The state of the art offers some approaches to the problem of reducing the polluting emissions from endothermic engines. Such prior proposals apply in different ways to diesel and gasoline engines and include improvements of mechanical as well as electronic quality. A first example of one of these approaches reduces exhaust gas pollution by adopting an electronically controlled exhaust gas re-circulating system (EGR). An electronic control system generates a signal to open a valve placed in an exhaust gas re-circulation duct so as to direct the exhaust gases back into the engine cylinders, thereby lowering the content of NOx compounds.
In the instance of gasoline engines, also known is to use a lambda probe that cooperates with tervalent catalysts. The latter are capable of converting polluting gases to less harmful gases by an oxidation-reduction process. A catalytic converter usually comprises a metal enclosure containing an essentially honeycombed ceramic or metal substrate coated with a film of γ-alumina, also known as the “wash coat”, 40 to 50 μm thick. This support is deposited on, using appropriate techniques, an active catalytic material consisting of a mixture of noble metals such as platinum, palladium, or rhodium. These metals are deposited in small amounts but spread over the support at a high rate of specific coverage. FIG. 2 schematically shows the resultant ply structure to an enlarged scale.
A lambda probe is fitted in the re-circulation duct between the catalyzer and the engine to instantly read the proportion of residual oxygen in the gas flow that is sweeping past its electrodes. An electric signal is thus generated and supplied to an engine control unit that will process it to adjust the air/gasoline ratio for optimum catalytic conversion. FIG. 3 schematically shows this control arrangement for gasoline engines. More recently, a variable geometry turbo (VGT) has been added to the electronic EGR control, wherein the rotor blade angle is varied and so is the flow of exhaust gas through it according to engine RPM.
For diesel engines to meet Standard EURO III (2000), a high-pressure fuel injection system has been developed, known as the CR (Common Rail) system, wherein a pressure of approximately 1350-bar is attained to effectively lower both pollutant emissions and fuel consumption. This CR system generates injection pressures of a sufficiently high order to atomize the fuel in the combustion chamber such to obtain an almost perfect fuel/air mixing, resulting in reduced unburned exhaust gases and particulates.
A CR system basically comprises a high-pressure radial-piston fuel pump, an accumulator (rail), a series of injectors connected in a high pressure conduit, a control unit, actuators, and a plurality of sensors. The pump maintains the fuel at a high pressure to force it into the accumulator or “rail”, the latter serving all the injectors by functioning as a high-pressure reservoir. Some of the fuel is then injected into a respective combustion chamber through electro-magnetically operated injectors, and some is returned to the tank for re-circulation.

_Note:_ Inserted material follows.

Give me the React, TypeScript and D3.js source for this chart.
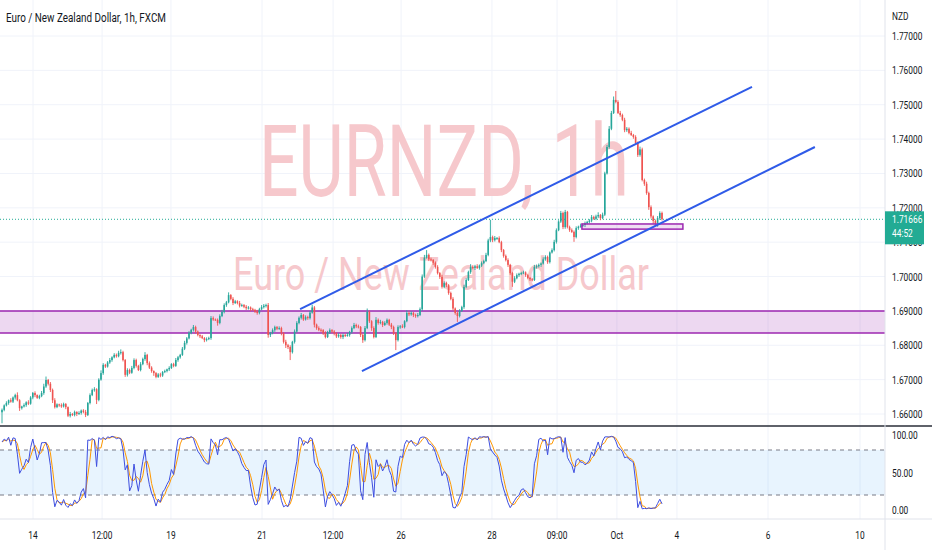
import React from 'react';
import * as d3 from 'd3';

// EURNZD 1h, FXCM. Closes in pips above 1.6000, one per hourly bar
const closePips = [
  612, 625, 632, 640, 636, 648, 655, 640, 617, 622, 626, 634, 630, 648, 661, 655, 647, 652, 661, 680,
  699, 688, 670, 640, 620, 628, 626, 622, 629, 620, 595, 600, 597, 606, 600, 603, 610, 606, 597, 632,
  655, 670, 672, 641, 700, 719, 743, 738, 750, 757, 765, 772, 768, 778, 780, 757, 714, 728, 720, 734,
  757, 740, 728, 745, 760, 772, 748, 735, 725, 719, 708, 715, 712, 722, 725, 730, 734, 745, 740, 757,
  765, 772, 790, 807, 820, 836, 845, 853, 840, 830, 826, 821, 815, 818, 821, 879, 875, 874, 865, 885,
  897, 917, 925, 946, 935, 923, 928, 923, 915, 917, 912, 908, 910, 905, 903, 898, 894, 905, 911, 915,
  917, 830, 836, 844, 853, 848, 850, 835, 810, 800, 795, 780, 810, 840, 865, 880, 888, 875, 882, 879,
  895, 910, 860, 850, 845, 844, 835, 824, 838, 844, 840, 835, 826, 830, 824, 830, 828, 830, 838, 850,
  859, 855, 853, 830, 815, 850, 897, 870, 850, 824, 874, 865, 868, 859, 865, 874, 860, 853, 835, 815,
  853, 855, 853, 870, 894, 890, 894, 888, 885, 888, 905, 1000, 1055, 1063, 1050, 1048, 1040, 1028, 1010, 999,
  970, 981, 975, 952, 935, 907, 894, 885, 900, 911, 970, 990, 1013, 1028, 1025, 1030, 1025, 1032, 1039, 1045,
  1063, 1105, 1115, 1106, 1112, 1112, 1100, 1077, 1060, 1048, 1034, 1010, 985, 995, 1004, 1008, 1010, 1012, 1004, 996,
  992, 990, 1028, 1030, 1034, 1038, 1050, 1057, 1042, 1070, 1077, 1101, 1135, 1160, 1185, 1144, 1188, 1144, 1135, 1130,
  1115, 1141, 1145, 1148, 1150, 1155, 1159, 1163, 1173, 1168, 1175, 1179, 1170, 1180, 1300, 1377, 1430, 1476, 1514, 1508,
  1476, 1470, 1456, 1426, 1430, 1418, 1412, 1406, 1389, 1354, 1370, 1281, 1270, 1243, 1202, 1175, 1162, 1155, 1170, 1185,
  1167,
];

// upper / lower wick length in pips beyond the body
const hiWick = [
  4, 3, 5, 2, 6, 3, 4, 8, 3, 2, 5, 3, 6, 4, 3, 5, 2, 4, 6, 8,
  10, 3, 5, 4, 6, 3, 2, 5, 4, 3, 2, 6, 3, 4, 2, 5, 3, 4, 6, 3,
  5, 4, 6, 3, 4, 8, 5, 3, 4, 6, 3, 5, 4, 6, 8, 4, 3, 5, 4, 6,
  5, 4, 3, 6, 4, 8, 3, 5, 4, 2, 3, 4, 5, 3, 4, 2, 5, 3, 4, 6,
  4, 3, 5, 6, 4, 5, 3, 6, 4, 3, 2, 4, 3, 5, 4, 6, 5, 3, 4, 5,
  6, 5, 4, 8, 3, 5, 4, 3, 6, 4, 3, 5, 4, 3, 4, 3, 5, 4, 6, 5,
  4, 6, 3, 5, 4, 3, 5, 4, 3, 6, 4, 5, 3, 6, 5, 4, 6, 3, 5, 4,
  5, 8, 4, 3, 5, 4, 3, 6, 4, 5, 3, 4, 3, 5, 3, 4, 3, 6, 4, 5,
  6, 4, 5, 3, 4, 6, 10, 4, 3, 5, 8, 4, 6, 3, 5, 4, 3, 5, 4, 3,
  5, 4, 6, 3, 8, 4, 5, 3, 4, 6, 5, 6, 8, 14, 4, 5, 3, 4, 5, 3,
  6, 5, 4, 3, 4, 5, 3, 4, 5, 4, 6, 5, 4, 8, 5, 4, 6, 3, 5, 4,
  6, 5, 50, 4, 6, 3, 5, 4, 3, 4, 5, 3, 4, 6, 5, 3, 4, 5, 3, 4,
  3, 4, 6, 5, 4, 3, 6, 5, 4, 3, 5, 6, 5, 4, 6, 4, 6, 3, 4, 5,
  4, 5, 3, 6, 4, 5, 3, 4, 6, 4, 5, 8, 3, 6, 5, 6, 8, 6, 10, 26,
  5, 6, 4, 6, 5, 4, 6, 3, 5, 4, 8, 5, 4, 6, 4, 5, 3, 4, 6, 5,
  4,
];
const loWick = [
  32, 4, 3, 5, 3, 4, 6, 3, 8, 4, 3, 5, 4, 3, 5, 6, 3, 4, 3, 5,
  4, 5, 6, 8, 4, 3, 5, 4, 3, 6, 4, 5, 3, 4, 6, 3, 5, 4, 6, 3,
  4, 3, 5, 12, 4, 3, 5, 4, 3, 4, 5, 3, 4, 3, 5, 4, 6, 5, 4, 3,
  4, 5, 3, 4, 3, 5, 6, 4, 5, 8, 4, 3, 5, 4, 3, 4, 5, 3, 4, 3,
  5, 4, 3, 4, 5, 3, 4, 5, 6, 4, 5, 3, 6, 4, 3, 5, 4, 3, 8, 4,
  3, 4, 5, 3, 4, 6, 3, 4, 5, 3, 4, 5, 4, 6, 3, 4, 5, 4, 3, 4,
  5, 8, 6, 4, 5, 4, 3, 6, 5, 8, 6, 23, 4, 5, 3, 4, 5, 4, 3, 5,
  4, 3, 8, 5, 4, 6, 5, 4, 3, 5, 4, 6, 5, 4, 5, 6, 4, 3, 5, 4,
  3, 5, 4, 6, 8, 4, 3, 5, 8, 4, 3, 5, 4, 6, 3, 5, 4, 6, 5, 29,
  4, 5, 3, 4, 3, 5, 4, 6, 5, 4, 3, 5, 4, 3, 5, 4, 6, 5, 4, 6,
  5, 4, 6, 5, 4, 6, 5, 17, 4, 3, 5, 4, 3, 5, 4, 6, 3, 5, 4, 3,
  3, 4, 5, 6, 4, 5, 3, 6, 5, 4, 6, 5, 15, 4, 3, 5, 4, 3, 5, 4,
  5, 4, 3, 5, 4, 6, 3, 4, 5, 4, 3, 4, 5, 3, 4, 6, 5, 4, 5, 3,
  14, 4, 5, 3, 4, 6, 3, 4, 5, 3, 4, 5, 6, 3, 4, 3, 5, 4, 3, 4,
  3, 5, 4, 6, 5, 4, 3, 5, 4, 6, 5, 4, 6, 5, 8, 6, 8, 8, 10, 5,
  4,
];
const firstOpenPips = 605;

const priceTicks = [1.66, 1.67, 1.68, 1.69, 1.7, 1.71, 1.72, 1.73, 1.74, 1.75, 1.76, 1.77];
const oscTicks = [100, 50, 0];
const oscBands = [80, 20];
// time labels, placed at bar index (fractional, future bars allowed)
const timeTicks = [
  { at: 14.1, label: '14' },
  { at: 45.5, label: '12:00' },
  { at: 76.8, label: '19' },
  { at: 118.2, label: '21' },
  { at: 150.5, label: '12:00' },
  { at: 181.4, label: '26' },
  { at: 222.7, label: '28' },
  { at: 252.3, label: '09:00' },
  { at: 279.5, label: 'Oct' },
  { at: 306.8, label: '4' },
  { at: 348.2, label: '6' },
  { at: 390, label: '10' },
];
// drawings: channel trend lines [barIndex, price]
const channelLines = [
  [[135.5, 1.6905], [340.9, 1.7552]],
  [[163.6, 1.6725], [369.5, 1.7377]],
];
const zoneLo = 1.6836;
const zoneHi = 1.69;
const boxFrom = 263.6;
const boxTo = 309.5;
const boxLo = 1.7138;
const boxHi = 1.7153;
const lastPrice = 1.71666;
const countdown = '44:52';

const W = 932;
const H = 550;
const paneRight = 885;
const mainBottom = 426;
const oscBottom = 519;
const UP = '#26a69a';
const DOWN = '#ef5350';
const FONT = 'Roboto, "Noto Sans", sans-serif';

function Txt({ x, y, size, anchor = 'start', fill = '#131722', children }: any) {
  // screenshot is horizontally squeezed, so are its labels
  return (
    <text
      transform={`translate(${x},${y}) scale(0.76,1)`}
      fontSize={size}
      fontFamily={FONT}
      textAnchor={anchor}
      fill={fill}
    >
      {children}
    </text>
  );
}

export default function App() {
  const pip = (p: number) => 1.6 + p / 10000;
  const candles = closePips.map((c, i) => {
    const o = i === 0 ? firstOpenPips : closePips[i - 1];
    return {
      i,
      open: pip(o),
      close: pip(c),
      high: pip(Math.max(o, c) + hiWick[i]),
      low: pip(Math.min(o, c) - loWick[i]),
    };
  });

  // Stochastic (14, 1, 3)
  const k = candles.map((d, i) => {
    const win = candles.slice(Math.max(0, i - 13), i + 1);
    const hh = d3.max(win, w => w.high)!;
    const ll = d3.min(win, w => w.low)!;
    return hh === ll ? 50 : (100 * (d.close - ll)) / (hh - ll);
  });
  const dline = k.map((_, i) => d3.mean(k.slice(Math.max(0, i - 2), i + 1))!);

  const x = d3.scaleLinear().domain([0, closePips.length - 1]).range([2, 662]);
  const y = d3.scaleLinear().domain([1.66, 1.77]).range([414, 36]);
  const yo = d3.scaleLinear().domain([0, 100]).range([510, 435]);

  const oscLine = d3.line<number>().x((_, i) => x(i)).y(v => yo(v));

  return (
    <div style={{ position: 'absolute', left: 0, top: 0 }}>
      <svg width={W} height={H} style={{ display: 'block', background: '#fff' }}>
        <defs>
          <clipPath id="mainClip">
            <rect x={0} y={0} width={paneRight} height={mainBottom} />
          </clipPath>
          <clipPath id="oscClip">
            <rect x={0} y={mainBottom + 1} width={paneRight} height={oscBottom - mainBottom - 1} />
          </clipPath>
        </defs>
        <rect x={0} y={0} width={W} height={H} fill="#ffffff" />

        {/* grid */}
        {timeTicks.map(t => (
          <line key={'vg' + t.label + t.at} x1={x(t.at)} x2={x(t.at)} y1={0} y2={oscBottom} stroke="#f0f3fa" />
        ))}
        {priceTicks.map(p => (
          <line key={'hg' + p} x1={0} x2={paneRight} y1={y(p)} y2={y(p)} stroke="#f0f3fa" />
        ))}

        {/* watermark */}
        <text
          x={259}
          y={196}
          fontSize={101}
          fontFamily={FONT}
          fill="#f6c8cc"
          textLength={370}
          lengthAdjust="spacingAndGlyphs"
        >
          EURNZD, 1h
        </text>
        <text
          x={233}
          y={290}
          fontSize={46}
          fontFamily={FONT}
          fill="#f6c8cc"
          textLength={416}
          lengthAdjust="spacingAndGlyphs"
        >
          Euro / New Zealand Dollar
        </text>

        <g clipPath="url(#mainClip)">
          {/* support zone */}
          <rect x={0} y={y(zoneHi)} width={paneRight} height={y(zoneLo) - y(zoneHi)} fill="rgba(156,39,176,0.18)" />
          <line x1={0} x2={paneRight} y1={y(zoneHi)} y2={y(zoneHi)} stroke="#9c27b0" strokeWidth={1.5} />
          <line x1={0} x2={paneRight} y1={y(zoneLo)} y2={y(zoneLo)} stroke="#9c27b0" strokeWidth={1.5} />

          {/* last price line */}
          <line
            x1={0}
            x2={paneRight}
            y1={y(lastPrice)}
            y2={y(lastPrice)}
            stroke="#22ab94"
            strokeWidth={1}
            strokeDasharray="1,2"
          />

          {/* candles */}
          {candles.map(d => {
            const up = d.close >= d.open;
            const col = up ? UP : DOWN;
            const top = y(Math.max(d.open, d.close));
            const bot = y(Math.min(d.open, d.close));
            return (
              <g key={d.i}>
                <line x1={x(d.i)} x2={x(d.i)} y1={y(d.high)} y2={y(d.low)} stroke={col} strokeWidth={0.9} />
                <rect x={x(d.i) - 0.8} y={top} width={1.6} height={Math.max(1, bot - top)} fill={col} />
              </g>
            );
          })}

          {/* small rectangle */}
          <rect
            x={x(boxFrom)}
            y={y(boxHi)}
            width={x(boxTo) - x(boxFrom)}
            height={y(boxLo) - y(boxHi)}
            fill="rgba(156,39,176,0.15)"
            stroke="#9c27b0"
            strokeWidth={1.5}
          />

          {/* channel */}
          {channelLines.map((l, i) => (
            <line
              key={'ch' + i}
              x1={x(l[0][0])}
              y1={y(l[0][1])}
              x2={x(l[1][0])}
              y2={y(l[1][1])}
              stroke="#2f5be8"
              strokeWidth={2}
            />
          ))}
        </g>

        {/* oscillator pane */}
        <g clipPath="url(#oscClip)">
          <rect x={0} y={yo(oscBands[0])} width={paneRight} height={yo(oscBands[1]) - yo(oscBands[0])} fill="rgba(33,150,243,0.1)" />
          {oscBands.map(b => (
            <line key={'b' + b} x1={0} x2={paneRight} y1={yo(b)} y2={yo(b)} stroke="#787b86" strokeDasharray="4,4" />
          ))}
          <path d={oscLine(dline) || ''} fill="none" stroke="#ff9800" strokeWidth={1} />
          <path d={oscLine(k) || ''} fill="none" stroke="#3f4fe0" strokeWidth={1} />
        </g>

        {/* pane borders */}
        <line x1={0} x2={W} y1={mainBottom} y2={mainBottom} stroke="#2a2e39" strokeWidth={1.5} />
        <line x1={0} x2={W} y1={oscBottom} y2={oscBottom} stroke="#e0e3eb" />
        <line x1={paneRight} x2={paneRight} y1={0} y2={H} stroke="#e0e3eb" />

        {/* price axis */}
        <Txt x={892} y={20} size={11}>NZD</Txt>
        {priceTicks.map(p => (
          <Txt key={'pt' + p} x={892} y={y(p) + 4} size={11}>
            {p.toFixed(5)}
          </Txt>
        ))}
        <rect x={paneRight} y={y(lastPrice) - 8} width={39} height={33} fill="#22ab94" />
        <Txt x={892} y={y(lastPrice) + 4} size={11} fill="#fff">
          {lastPrice.toFixed(5)}
        </Txt>
        <Txt x={892} y={y(lastPrice) + 18} size={11} fill="#fff">
          {countdown}
        </Txt>

        {/* oscillator axis */}
        {oscTicks.map(v => (
          <Txt key={'ot' + v} x={892} y={yo(v) + 4} size={11}>
            {v.toFixed(2)}
          </Txt>
        ))}

        {/* time axis */}
        {timeTicks.map(t => (
          <Txt key={'tt' + t.label + t.at} x={x(t.at)} y={539} size={11} anchor="middle">
            {t.label}
          </Txt>
        ))}

        {/* title */}
        <Txt x={6} y={22} size={13}>Euro / New Zealand Dollar, 1h, FXCM</Txt>
      </svg>
    </div>
  );
}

The circulating flow is determined and balanced by an electronic unit comparing the pressure detected by the sensors with predetermined reference values, and adjusting for any overpressure by diverting the excess fuel back to the tank. The indications from the sensors enable the unit to meter the amount of fuel that is injected so as to suit the engine load and RPM, thereby affording a highly flexible form of fuel control. The pressure level is adequate to meet the engine requirements at all RPM, unlike traditional systems where the pump was driven off the engine, and the pressure depended on the engine RPM and was almost never an optimum level, especially at low RPM.
Current CR-equipped engines have only two injections per cycle (a pilot injection and a main injection). However, recent developments have made the injection system more flexible, in the sense that a better blended mixture has been achieved by splitting the main injection into multiple injections and changing the geometry of the intake conduits for swirl effect.
It will only be possible to conform with impending EURO IV (2005) directives when both the mechanical and electronic aspects of current control systems are further improved. In this respect, conversion for multiple injection and rail pressures of up to 1600 bar is regarded an essential measure.
In turn, injectors should be redesigned for improved mechanics and smaller injection ports. Also contemplated is the installation in the combustion chamber of a precision type of pressure sensor for high temperatures, which would feed back pressure signals for implementing engine control algorithms of far greater accuracy. It is held by many that catalytic post-treatment of exhaust gases will be unavoidable on both gasoline or diesel engines. Each engine has requirements of its own as to reduced emissions, which means that its catalyzer must be suitably tailored, varying several parameters: chemical functions, type of impregnant, amount and type of noble metal, substrate porosity, location in the exhaust line, etc. In either engine types, measuring the exhaust emissions would entail the provision of exhaust sensors that, additional to being themselves fairly expensive items, involve further service and maintenance costs.
To keep the added cost represented by such sensors low, one might think of providing a virtual sensor based on an accurate model of the internal combustion engine operation, be it a diesel or a gasoline type. However, sensors of this kind require modelling to a high degree of accuracy if all the quantities involved in an engine operation and their varying through each engine cycle are to be taken into account. Briefly, using a virtual sensor is bound to reflect on very high processing costs due to the highly complex nature of the model.
The underlying technical problem of this invention is to provide a virtual sensor of the exhaust emissions from a fuel-injection endothermic engine with structural and functional features appropriate to overcome the limitations of the prior art. In particular, this sensor should be simple, effective, and convenient for retrofitting to an existing electronic injection control unit already in use in the motor-vehicle.